A “non-conforming” loan or mortgage doesn’t meet (or “conform to”) the requirements that allow it to be purchased by Fannie Mae or Freddie Mac. One example of a non-conforming loan is a jumbo loan.
The down payment is the amount of a home’s purchase price a homebuyer pays upfront. Buyers typically put down a percentage of the home’s value as the down payment, then borrow the rest in the form of a mortgage. A larger down payment can help improve a borrower’s chances of getting a lower interest rate. Different kinds of mortgages have varying minimum down payments.

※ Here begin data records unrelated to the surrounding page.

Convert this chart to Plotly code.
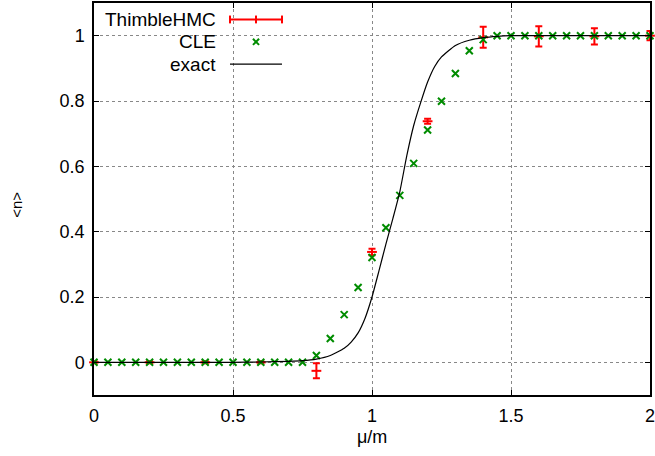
import plotly.graph_objects as go

# ThimbleHMC data (with error bars)
hmc_x = [0.0, 0.2, 0.4, 0.6, 0.8, 1.0, 1.2, 1.4, 1.6, 1.8, 2.0]
hmc_y = [0.0, 0.0, 0.0, 0.0, -0.026, 0.338, 0.738, 0.995, 0.998, 0.998, 1.0]
hmc_err = [0.003, 0.003, 0.003, 0.003, 0.023, 0.01, 0.008, 0.032, 0.031, 0.025, 0.014]

# CLE data
cle_x = [0.0, 0.05, 0.1, 0.15, 0.2, 0.25, 0.3, 0.35, 0.4, 0.45, 0.5, 0.55, 0.6, 0.65, 0.7,
         0.75, 0.8, 0.85, 0.9, 0.95, 1.0, 1.05, 1.1, 1.15, 1.2, 1.25, 1.3, 1.35, 1.4,
         1.45, 1.5, 1.55, 1.6, 1.65, 1.7, 1.75, 1.8, 1.85, 1.9, 1.95, 2.0]
cle_y = [0.0, 0.0, 0.0, 0.0, 0.0, 0.0, 0.0, 0.0, 0.0, 0.0, 0.0, 0.0, 0.0, 0.0, 0.0,
         0.0, 0.021, 0.073, 0.146, 0.229, 0.321, 0.412, 0.511, 0.609, 0.711, 0.799, 0.884, 0.954, 0.988,
         1.0, 1.0, 1.0, 1.0, 1.0, 1.0, 1.0, 1.0, 1.0, 1.0, 1.0, 1.0]

# exact curve
exact_x = [0.0, 0.5, 0.6, 0.7, 0.75, 0.8, 0.85, 0.9, 0.925, 0.95, 0.975, 1.0, 1.025, 1.05,
           1.075, 1.1, 1.125, 1.15, 1.175, 1.2, 1.225, 1.25, 1.3, 1.35, 1.4, 1.45, 1.5, 2.0]
exact_y = [0.0, 0.0, 0.001, 0.003, 0.005, 0.01, 0.021, 0.043, 0.062, 0.09, 0.135, 0.2, 0.28, 0.362,
           0.44, 0.522, 0.632, 0.725, 0.795, 0.858, 0.905, 0.935, 0.97, 0.986, 0.994, 0.998, 1.0, 1.0]

x_ticks = [0, 0.5, 1, 1.5, 2]
x_tick_labels = ["0", "0.5", "1", "1.5", "2"]
y_ticks = [0, 0.2, 0.4, 0.6, 0.8, 1]
y_tick_labels = ["0", "0.2", "0.4", "0.6", "0.8", "1"]

RED = "#ff0000"
GREEN = "#008c00"
FONT = "Liberation Sans"

fig = go.Figure()
fig.add_trace(go.Scatter(
    x=hmc_x, y=hmc_y, mode="markers", name="ThimbleHMC",
    marker=dict(symbol="line-ew", size=7, line=dict(color=RED, width=2)),
    error_y=dict(type="data", array=hmc_err, visible=True, color=RED, thickness=2, width=3.5),
    cliponaxis=False,
))
fig.add_trace(go.Scatter(
    x=cle_x, y=cle_y, mode="markers", name="CLE",
    marker=dict(symbol="x-thin", size=7, line=dict(color=GREEN, width=2)),
    cliponaxis=False,
))
fig.add_trace(go.Scatter(
    x=exact_x, y=exact_y, mode="lines", name="exact",
    line=dict(color="black", width=1.2, shape="spline", smoothing=0.5),
))

axis_common = dict(
    showline=True, linecolor="black", linewidth=1.5, mirror="ticks",
    ticks="inside", ticklen=5, tickcolor="black", tickwidth=1,
    showgrid=True, gridcolor="#888888", griddash="dot", gridwidth=1,
    zeroline=False, automargin=False, ticklabeloverflow="allow",
    tickfont=dict(family=FONT, size=18, color="black"),
)
fig.update_xaxes(range=[0, 2], tickvals=x_ticks, ticktext=x_tick_labels, ticklabelstandoff=4, **axis_common)
fig.update_yaxes(range=[-0.1, 1.1], tickvals=y_ticks, ticktext=y_tick_labels, ticklabelstandoff=4, **axis_common)

# legend drawn gnuplot-style (text, then sample)
lx0, lx1, lxm = 0.2446, 0.3381, 0.2914
rows = [0.958, 0.901, 0.844]
shapes = [
    dict(type="line", xref="paper", yref="paper", x0=lx0, x1=lx1, y0=rows[0], y1=rows[0],
         line=dict(color=RED, width=2)),
]
for xx in (lx0, lxm, lx1):
    shapes.append(dict(type="line", xref="paper", yref="paper", x0=xx, x1=xx,
                       y0=rows[0] - 0.01, y1=rows[0] + 0.01, line=dict(color=RED, width=2)))
dx, dy = 0.0055, 0.0078
shapes.append(dict(type="line", xref="paper", yref="paper", x0=lxm - dx, x1=lxm + dx,
                   y0=rows[1] - dy, y1=rows[1] + dy, line=dict(color=GREEN, width=2)))
shapes.append(dict(type="line", xref="paper", yref="paper", x0=lxm - dx, x1=lxm + dx,
                   y0=rows[1] + dy, y1=rows[1] - dy, line=dict(color=GREEN, width=2)))
shapes.append(dict(type="line", xref="paper", yref="paper", x0=lx0, x1=lx1, y0=rows[2], y1=rows[2],
                   line=dict(color="black", width=1.2)))

annotations = []
for txt, yy in zip(["ThimbleHMC", "CLE", "exact"], rows):
    annotations.append(dict(text=txt, xref="paper", yref="paper", x=0.223, y=yy,
                            xanchor="right", yanchor="middle", showarrow=False,
                            font=dict(family=FONT, size=19, color="black")))
annotations.append(dict(text="μ/m", xref="paper", yref="paper", x=0.5, y=-0.107,
                        xanchor="center", yanchor="middle", showarrow=False,
                        font=dict(family=FONT, size=18, color="black")))
annotations.append(dict(text="<n>", xref="paper", yref="paper", x=-0.1385, y=0.485,
                        xanchor="center", yanchor="middle", showarrow=False, textangle=-90,
                        font=dict(family=FONT, size=15, color="black")))

fig.update_layout(
    width=655, height=456,
    margin=dict(l=94, r=5, t=3, b=61),
    paper_bgcolor="white", plot_bgcolor="white",
    showlegend=False,
    shapes=shapes, annotations=annotations,
)

fig.write_html(
    "out.html",
    config={"displayModeBar": False},
    post_script="document.body.style.margin='0';document.body.style.padding='0';document.body.style.overflow='hidden';",
)
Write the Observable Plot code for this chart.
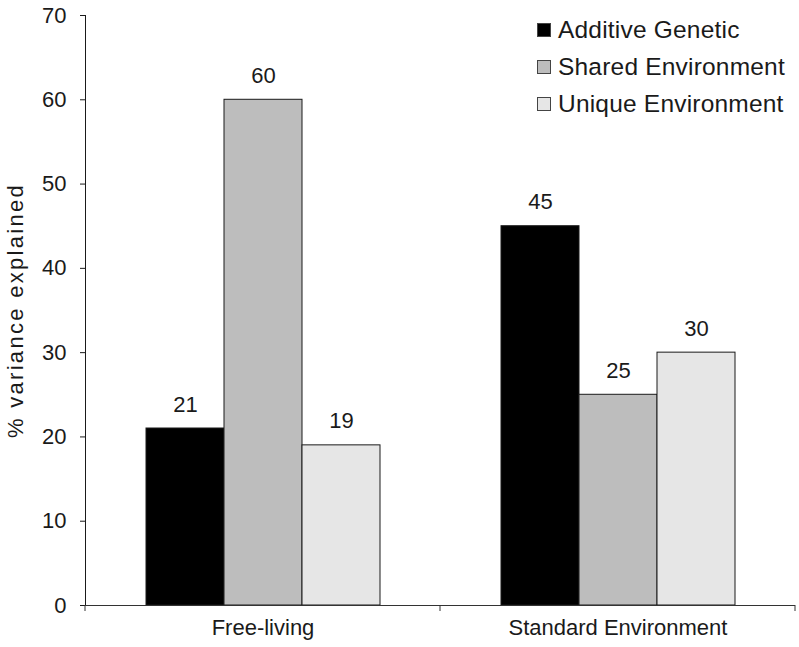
<!DOCTYPE html>
<html><head><meta charset="utf-8">
<script src="https://cdn.jsdelivr.net/npm/d3@7"></script>
<script src="https://cdn.jsdelivr.net/npm/@observablehq/plot@0.6"></script>
<style>
body{margin:0;background:#fff;font-family:Arial,"Liberation Sans",sans-serif;}
#wrap{position:relative;width:799px;height:647px;}
#legend{position:absolute;left:537px;top:11px;font-size:24.5px;letter-spacing:0.2px;color:#1a1a1a;}
.item{display:flex;align-items:center;height:37px;white-space:nowrap;}
.sw{width:14px;height:14px;border:1px solid #444;margin-right:7px;box-sizing:border-box;}
</style></head><body><div id="wrap"><div id="legend"></div></div>
<script>
const categories = ["Free-living", "Standard Environment"];
const components = ["Additive Genetic", "Shared Environment", "Unique Environment"];
const freeLiving = [21, 60, 19];
const standardEnv = [45, 25, 30];
const yTicks = [0, 10, 20, 30, 40, 50, 60, 70];
const colors = ["#000000", "#bdbdbd", "#e6e6e6"];

const data = [];
[freeLiving, standardEnv].forEach((vals, i) =>
  vals.forEach((v, j) => data.push({category: categories[i], component: components[j], value: v})));

const chart = Plot.plot({
  width: 799, height: 647,
  marginLeft: 85, marginRight: 4, marginTop: 15, marginBottom: 42,
  style: {fontFamily: "Arial, 'Liberation Sans', sans-serif", fontSize: "22px", color: "#1a1a1a", background: "#fff"},
  fx: {domain: categories, padding: 0, label: null, tickSize: 0, tickPadding: 14},
  x: {domain: components, paddingInner: 0, paddingOuter: 0.77, axis: null},
  y: {domain: [0, 70], ticks: yTicks, tickSize: 5, tickPadding: 14, line: true,
      label: "% variance explained", labelAnchor: "center", labelOffset: 78, labelArrow: "none"},
  color: {domain: components, range: colors},
  marks: [
    Plot.barY(data, {fx: "category", x: "component", y: "value", fill: "component", stroke: "#1a1a1a", strokeWidth: 1}),
    Plot.text(data, {fx: "category", x: "component", y: "value", text: d => String(d.value), dy: -24, fontSize: 22, fill: "#1a1a1a"}),
    Plot.ruleY([0], {stroke: "#333"})
  ]
});

const svg = d3.select(chart.tagName === "svg" ? chart : chart.querySelector("svg"));
// wider-spaced axis title as in the reference
svg.selectAll('[aria-label="y-axis label"] text').style("letter-spacing", "2.3px");

// boundary tick marks on the category axis
const fx = chart.scale("fx");
const yS = chart.scale("y");
const y0 = yS.apply(0);
const edges = [fx.apply(categories[0])].concat(categories.map(c => fx.apply(c) + fx.bandwidth));
svg.append("g").attr("stroke", "#333").selectAll("line").data(edges).join("line")
  .attr("x1", d => d).attr("x2", d => d).attr("y1", y0).attr("y2", y0 + 6);

document.getElementById("wrap").prepend(chart);

const legend = d3.select("#legend");
components.forEach((c, i) => {
  const it = legend.append("div").attr("class", "item");
  it.append("div").attr("class", "sw").style("background", colors[i]);
  it.append("span").text(c);
});
</script></body></html>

An escrow account holds the portion of a borrower’s monthly mortgage payment that covers homeowners insurance premiums and property taxes. Escrow accounts also hold the earnest money the buyer deposits between the time their offer has been accepted and the closing.
A mortgage servicer is the company that handles your mortgage statements and all day-to-day tasks related to managing your loan after it closes. For example, the servicer collects your payments and, if you have an escrow account, ensures that your taxes and insurance are paid on time.
Private mortgage insurance (PMI) is a form of insurance taken out by the lender but typically paid for by you, the borrower, when your loan-to-value (LTV) ratio is greater than 80 percent (meaning you put down less than 20 percent as a down payment). If you default and the lender has to foreclose, PMI covers some of the shortfall between what they can sell your property for and what you still owe on the mortgage.
The promissory note is a legal document that obligates a borrower to repay a specified sum of money over a specified period under particular terms. These details are outlined in the note.
Mortgage underwriting is the process by which a bank or mortgage lender assesses the risk of lending to a particular individual. The underwriting process requires an application and takes into account factors like the prospective borrower’s credit report and score, income, debt and the value of the property they intend to buy. Many lenders follow standard underwriting guidelines from Fannie Mae and Freddie Mac when determining whether to approve a loan.